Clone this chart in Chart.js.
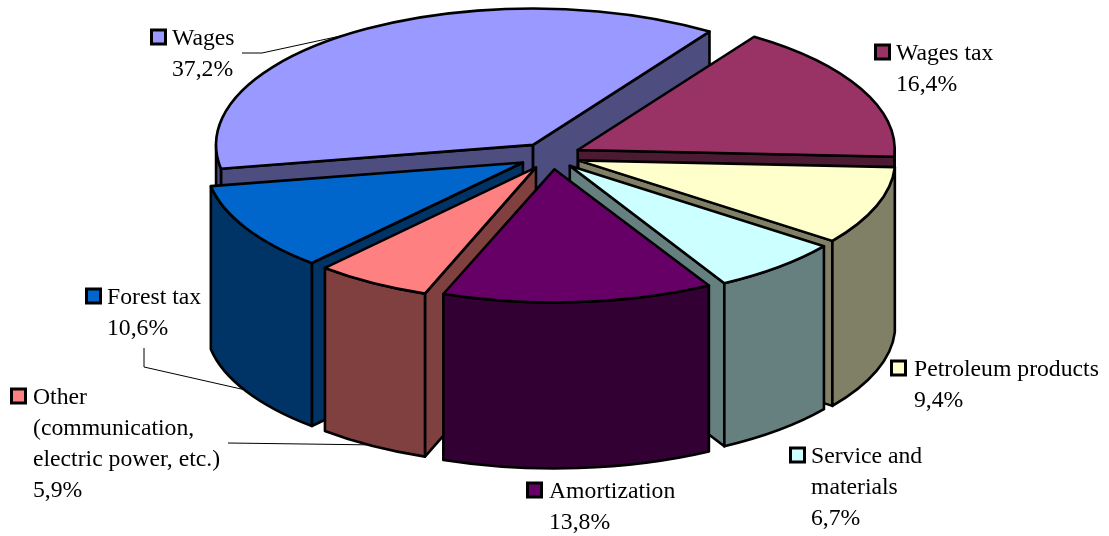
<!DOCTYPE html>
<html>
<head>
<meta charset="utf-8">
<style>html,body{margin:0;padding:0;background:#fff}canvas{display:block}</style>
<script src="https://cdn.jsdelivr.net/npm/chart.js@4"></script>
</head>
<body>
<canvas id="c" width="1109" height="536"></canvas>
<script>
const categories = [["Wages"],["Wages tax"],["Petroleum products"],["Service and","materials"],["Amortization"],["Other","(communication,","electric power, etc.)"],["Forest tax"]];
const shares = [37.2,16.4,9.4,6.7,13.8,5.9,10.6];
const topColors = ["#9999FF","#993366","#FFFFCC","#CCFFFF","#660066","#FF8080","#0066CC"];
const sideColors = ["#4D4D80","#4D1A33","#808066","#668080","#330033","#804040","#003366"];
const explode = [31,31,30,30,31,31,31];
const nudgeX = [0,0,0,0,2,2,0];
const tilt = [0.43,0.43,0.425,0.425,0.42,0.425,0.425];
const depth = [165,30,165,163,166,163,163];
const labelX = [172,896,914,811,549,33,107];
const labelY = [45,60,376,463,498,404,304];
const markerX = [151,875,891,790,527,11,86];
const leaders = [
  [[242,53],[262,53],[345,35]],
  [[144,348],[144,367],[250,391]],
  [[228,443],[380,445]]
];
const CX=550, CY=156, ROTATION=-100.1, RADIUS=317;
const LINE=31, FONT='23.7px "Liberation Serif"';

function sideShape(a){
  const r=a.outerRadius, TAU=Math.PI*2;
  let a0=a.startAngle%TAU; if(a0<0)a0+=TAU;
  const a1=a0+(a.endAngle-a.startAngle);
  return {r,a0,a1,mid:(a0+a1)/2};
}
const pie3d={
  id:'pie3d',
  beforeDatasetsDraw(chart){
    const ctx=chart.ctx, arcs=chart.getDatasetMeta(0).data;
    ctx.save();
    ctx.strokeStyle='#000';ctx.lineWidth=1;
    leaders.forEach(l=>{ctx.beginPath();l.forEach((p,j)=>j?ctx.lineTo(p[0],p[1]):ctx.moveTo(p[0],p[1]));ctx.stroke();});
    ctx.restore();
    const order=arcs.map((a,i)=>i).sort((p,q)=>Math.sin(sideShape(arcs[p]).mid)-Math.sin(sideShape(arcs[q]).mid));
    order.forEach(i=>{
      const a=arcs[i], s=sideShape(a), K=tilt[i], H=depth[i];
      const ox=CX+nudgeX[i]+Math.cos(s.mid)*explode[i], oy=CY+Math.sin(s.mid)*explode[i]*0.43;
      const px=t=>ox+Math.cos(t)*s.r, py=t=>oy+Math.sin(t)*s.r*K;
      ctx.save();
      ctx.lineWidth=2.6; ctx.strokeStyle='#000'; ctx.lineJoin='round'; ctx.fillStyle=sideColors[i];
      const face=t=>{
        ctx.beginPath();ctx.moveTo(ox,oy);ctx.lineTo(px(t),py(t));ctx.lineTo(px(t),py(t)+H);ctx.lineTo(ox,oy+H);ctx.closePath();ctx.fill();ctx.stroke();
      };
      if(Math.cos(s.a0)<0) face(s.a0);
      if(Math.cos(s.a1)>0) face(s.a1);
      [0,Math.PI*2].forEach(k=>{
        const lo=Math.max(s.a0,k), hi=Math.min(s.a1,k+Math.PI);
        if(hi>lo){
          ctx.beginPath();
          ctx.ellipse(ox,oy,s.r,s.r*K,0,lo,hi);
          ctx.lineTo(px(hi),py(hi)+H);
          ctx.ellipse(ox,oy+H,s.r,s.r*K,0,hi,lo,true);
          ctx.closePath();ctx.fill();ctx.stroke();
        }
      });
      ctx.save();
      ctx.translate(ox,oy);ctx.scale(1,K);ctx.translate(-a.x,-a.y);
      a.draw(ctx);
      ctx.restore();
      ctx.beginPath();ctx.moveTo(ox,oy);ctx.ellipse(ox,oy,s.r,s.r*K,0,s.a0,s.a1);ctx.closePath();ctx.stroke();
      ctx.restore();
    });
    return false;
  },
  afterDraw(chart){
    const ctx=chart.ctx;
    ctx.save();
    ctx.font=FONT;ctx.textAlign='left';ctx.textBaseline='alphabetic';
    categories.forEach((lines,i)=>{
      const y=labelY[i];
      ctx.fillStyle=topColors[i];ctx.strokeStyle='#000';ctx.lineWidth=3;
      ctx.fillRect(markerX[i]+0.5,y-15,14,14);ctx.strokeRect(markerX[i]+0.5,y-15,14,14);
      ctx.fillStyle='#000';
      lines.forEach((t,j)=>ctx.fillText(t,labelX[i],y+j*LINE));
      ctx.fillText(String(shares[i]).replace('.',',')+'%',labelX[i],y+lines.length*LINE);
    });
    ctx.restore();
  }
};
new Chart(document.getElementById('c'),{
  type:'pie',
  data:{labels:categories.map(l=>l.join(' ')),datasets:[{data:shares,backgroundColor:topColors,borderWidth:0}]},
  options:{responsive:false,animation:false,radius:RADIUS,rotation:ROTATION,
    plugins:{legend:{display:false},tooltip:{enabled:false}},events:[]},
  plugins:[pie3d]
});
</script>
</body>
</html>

++++++++++

**Task to complete:** Images should not appear in the copy; retype the listing above exactly.

**Result of the exercise:**
Clone this chart in Chart.js.
<!DOCTYPE html>
<html>
<head>
<meta charset="utf-8">
<style>html,body{margin:0;padding:0;background:#fff}canvas{display:block}</style>
<script src="https://cdn.jsdelivr.net/npm/chart.js@4"></script>
</head>
<body>
<canvas id="c" width="1109" height="536"></canvas>
<script>
const categories = [["Wages"],["Wages tax"],["Petroleum products"],["Service and","materials"],["Amortization"],["Other","(communication,","electric power, etc.)"],["Forest tax"]];
const shares = [37.2,16.4,9.4,6.7,13.8,5.9,10.6];
const topColors = ["#9999FF","#993366","#FFFFCC","#CCFFFF","#660066","#FF8080","#0066CC"];
const sideColors = ["#4D4D80","#4D1A33","#808066","#668080","#330033","#804040","#003366"];
const explode = [31,31,30,30,31,31,31];
const nudgeX = [0,0,0,0,2,2,0];
const tilt = [0.43,0.43,0.425,0.425,0.42,0.425,0.425];
const depth = [165,30,165,163,166,163,163];
const labelX = [172,896,914,811,549,33,107];
const labelY = [45,60,376,463,498,404,304];
const markerX = [151,875,891,790,527,11,86];
const leaders = [
  [[242,53],[262,53],[345,35]],
  [[144,348],[144,367],[250,391]],
  [[228,443],[380,445]]
];
const CX=550, CY=156, ROTATION=-100.1, RADIUS=317;
const LINE=31, FONT='23.7px "Liberation Serif"';

function sideShape(a){
  const r=a.outerRadius, TAU=Math.PI*2;
  let a0=a.startAngle%TAU; if(a0<0)a0+=TAU;
  const a1=a0+(a.endAngle-a.startAngle);
  return {r,a0,a1,mid:(a0+a1)/2};
}
const pie3d={
  id:'pie3d',
  beforeDatasetsDraw(chart){
    const ctx=chart.ctx, arcs=chart.getDatasetMeta(0).data;
    ctx.save();
    ctx.strokeStyle='#000';ctx.lineWidth=1;
    leaders.forEach(l=>{ctx.beginPath();l.forEach((p,j)=>j?ctx.lineTo(p[0],p[1]):ctx.moveTo(p[0],p[1]));ctx.stroke();});
    ctx.restore();
    const order=arcs.map((a,i)=>i).sort((p,q)=>Math.sin(sideShape(arcs[p]).mid)-Math.sin(sideShape(arcs[q]).mid));
    order.forEach(i=>{
      const a=arcs[i], s=sideShape(a), K=tilt[i], H=depth[i];
      const ox=CX+nudgeX[i]+Math.cos(s.mid)*explode[i], oy=CY+Math.sin(s.mid)*explode[i]*0.43;
      const px=t=>ox+Math.cos(t)*s.r, py=t=>oy+Math.sin(t)*s.r*K;
      ctx.save();
      ctx.lineWidth=2.6; ctx.strokeStyle='#000'; ctx.lineJoin='round'; ctx.fillStyle=sideColors[i];
      const face=t=>{
        ctx.beginPath();ctx.moveTo(ox,oy);ctx.lineTo(px(t),py(t));ctx.lineTo(px(t),py(t)+H);ctx.lineTo(ox,oy+H);ctx.closePath();ctx.fill();ctx.stroke();
      };
      if(Math.cos(s.a0)<0) face(s.a0);
      if(Math.cos(s.a1)>0) face(s.a1);
      [0,Math.PI*2].forEach(k=>{
        const lo=Math.max(s.a0,k), hi=Math.min(s.a1,k+Math.PI);
        if(hi>lo){
          ctx.beginPath();
          ctx.ellipse(ox,oy,s.r,s.r*K,0,lo,hi);
          ctx.lineTo(px(hi),py(hi)+H);
          ctx.ellipse(ox,oy+H,s.r,s.r*K,0,hi,lo,true);
          ctx.closePath();ctx.fill();ctx.stroke();
        }
      });
      ctx.save();
      ctx.translate(ox,oy);ctx.scale(1,K);ctx.translate(-a.x,-a.y);
      a.draw(ctx);
      ctx.restore();
      ctx.beginPath();ctx.moveTo(ox,oy);ctx.ellipse(ox,oy,s.r,s.r*K,0,s.a0,s.a1);ctx.closePath();ctx.stroke();
      ctx.restore();
    });
    return false;
  },
  afterDraw(chart){
    const ctx=chart.ctx;
    ctx.save();
    ctx.font=FONT;ctx.textAlign='left';ctx.textBaseline='alphabetic';
    categories.forEach((lines,i)=>{
      const y=labelY[i];
      ctx.fillStyle=topColors[i];ctx.strokeStyle='#000';ctx.lineWidth=3;
      ctx.fillRect(markerX[i]+0.5,y-15,14,14);ctx.strokeRect(markerX[i]+0.5,y-15,14,14);
      ctx.fillStyle='#000';
      lines.forEach((t,j)=>ctx.fillText(t,labelX[i],y+j*LINE));
      ctx.fillText(String(shares[i]).replace('.',',')+'%',labelX[i],y+lines.length*LINE);
    });
    ctx.restore();
  }
};
new Chart(document.getElementById('c'),{
  type:'pie',
  data:{labels:categories.map(l=>l.join(' ')),datasets:[{data:shares,backgroundColor:topColors,borderWidth:0}]},
  options:{responsive:false,animation:false,radius:RADIUS,rotation:ROTATION,
    plugins:{legend:{display:false},tooltip:{enabled:false}},events:[]},
  plugins:[pie3d]
});
</script>
</body>
</html>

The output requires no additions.